Per rifederare un campo ampio di sinistra in Italia, che ho detto poco fa è sprovvisto di una vera rappresetanza al momento, c’è bisogno di avere “braccia aperte”. E questo spaventa, probabilmente molti che della chiusura, fino ad oggi, hanno fatto un mantra. Noi contro loro. E per delegittimare questo buon proposito fanno ricorso al solito, stanco, espediente: Massimo D’Alema.

Leggendo delle accuse che quotidianamente vengono lanciate a Zingaretti o ai suoi collaboratori, mi è venuta alla mente un’affermazione di Anna Eleanor Roosevelt che più o meno dicava che grandi menti parlano di idee, menti mediocri parlano di fatti, menti piccole parlano di persone.

Ecco, quando la discussione non regge il confronto, si sposta la questione sulle persone: non ci si confronta sulle visioni di partito che ci sono in campo, ma sulle persone. E D’Alema è un po’ la carta giusta da usare per delegittimare un processo di apertura e inclusione. Irrispettoso, per altro, della persona di Massimo D’Alema, che si può apprezzare o meno, ma che in quanto persona merita rispetto. E non dovrebbe essere buttato in mezzo ad ogni pié sospinto. E poi è irrispettoso delle persone in generale.

Abbiamo perso 3 milioni di elettori alle ultime elezioni 2018. D’Alema non è quei 3 milioni di persone. Così come non è quelle centinaia di migliaia di militanti che dal 2013 ad oggi ci hanno abbandonato. Il PD deve tornare a parlare a quelle persone e questo non ha nulla a che vedere con D’Alema o Bersani, con Renzi o con chiunque altro.

In che modo si pensa di recuperare consenso, se si continuana demonizzare un pezzo importante di elettorato del nostro partito, anche quando ci ha detto chiaramente: cambiate, o non vi votiamo. Quando, in base ai dati IPSOS rispetto al 2013, il nostro elettorato ha deciso per il 14% di votare il M5S, il 7% LeU e ben il 22% non ha votato e via dicendo? Significa che c’è bisogno di una nuova strategia. Comunicativa, soprattutto contenutistica.

Ripartiamo da qua

Credo quindi, e questa è una considerazione personale, che tornare a parlare a quel mondo sia un passo dovuto e indispensabile.
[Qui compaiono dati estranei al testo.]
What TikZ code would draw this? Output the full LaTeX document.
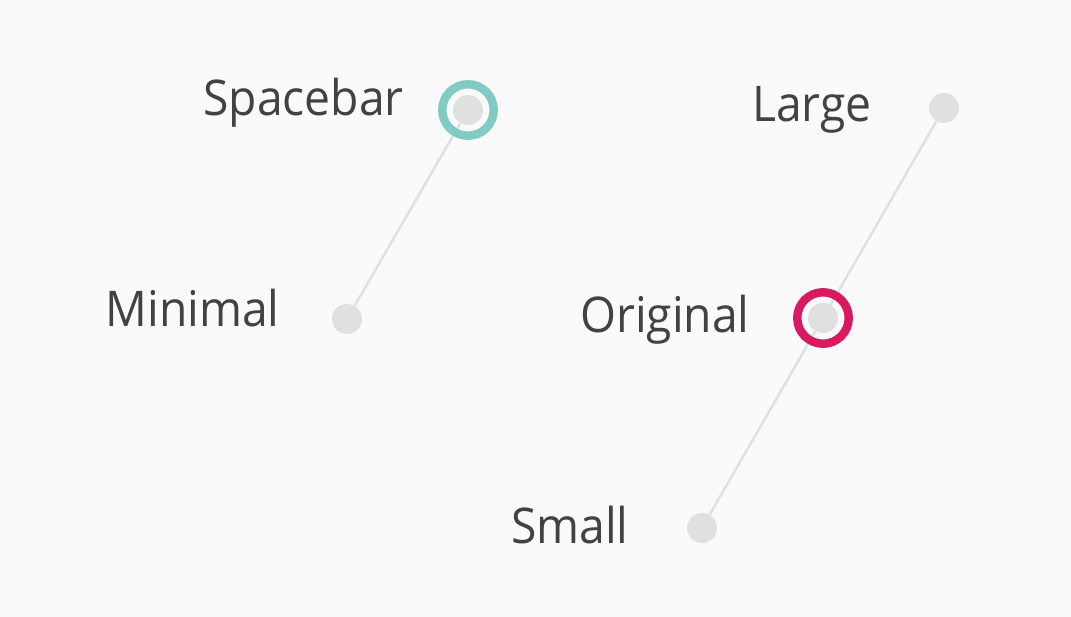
\documentclass[tikz,border=0pt]{standalone}
\usepackage{fontspec}
\setmainfont[FakeStretch=0.94]{Open Sans}
\usetikzlibrary{positioning}
\definecolor{bgcol}{HTML}{FAFAFA}
\definecolor{textcol}{HTML}{424242}
\definecolor{dotcol}{HTML}{E0E0E0}
\definecolor{tealcol}{HTML}{80CBC4}
\definecolor{pinkcol}{HTML}{D81B60}
\begin{document}
\begin{tikzpicture}[x=0.02cm, y=-0.02cm,
			dot/.style={circle, fill=dotcol, minimum size=0.6cm, inner sep=0pt},
			ring/.style={circle, draw=#1, line width=4.8pt, minimum size=1.03cm, inner sep=0pt},
			label/.style={anchor=base east, inner sep=0pt, text=textcol, font=\fontsize{28}{30}\selectfont},
			track/.style={draw=dotcol, line width=1.4pt}]
			\useasboundingbox[fill=bgcol] (0,0) rectangle (1071,617);
			% dots
			\node[dot](spacebar) at (468,110){};
			\node[dot](minimal) at (347,319){};
			\node[dot](large) at (944,108){};
			\node[dot](original) at (823,318){};
			\node[dot](small) at (702,528){};
			% labels
			\node[label](spacebartext) at (404,116){Spacebar};
			\node[label](minimaltext) at (280,327){Minimal};
			\node[label](largetext) at (872,122){Large};
			\node[label](originaltext) at (750,333){Original};
			\node[label](smalltext) at (629,543){Small};
			% tracks
			\path[track] (spacebar) -- (minimal);
			\path[track] (large) -- (original) -- (small);
			\node[ring=tealcol] at (spacebar){};
			\node[ring=pinkcol] at (original){};
	\end{tikzpicture}
\end{document}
Vale per chi ha votato il M5S, LeU ma soprattutto per chi non si è sentito rappresentato da nessuno. Quel 22% di ex elettori PD che non hanno votato nessun altro, aspetta di essere riconquistato, convinto, avvicinato, incluso. Quindi, abbandoniamo le discussioni personalistiche, credo che le ragioni di una parte o dell’altra, ad oggi, siano state ben argomentate. Ho le mie idee, le mie convinzioni, le ho ampiamente esposte ad ogni occasione, qui come altrove: ora si va avanti.

Il PD deve ricostruire un legame sentimentale ed emotivo con un pezzo di elettorato demotivato, frustrato e deluso. Deve tenere le braccia aperte a quelle e ai quei militanti, elettrici ed elettori, che in questi anni ci hanno lasciato perché non si sentivano più inclusi e rappresentanti, riportarli dentro questa comunità. E questo non ha nulla a che fare con i leader delle stagioni passate e nemmeno delle stagioni presenti.

Se vogliamo tornare ad essere aperti, inclusivi, realmente plurali e soprattutto competitivi dal punto di vista elettorale, la proposta di Zingaretti è quella giusta. E malgrado i tentativi di legittimazione che arrivano da alcuni parti, si vada avanti, a braccia aperte.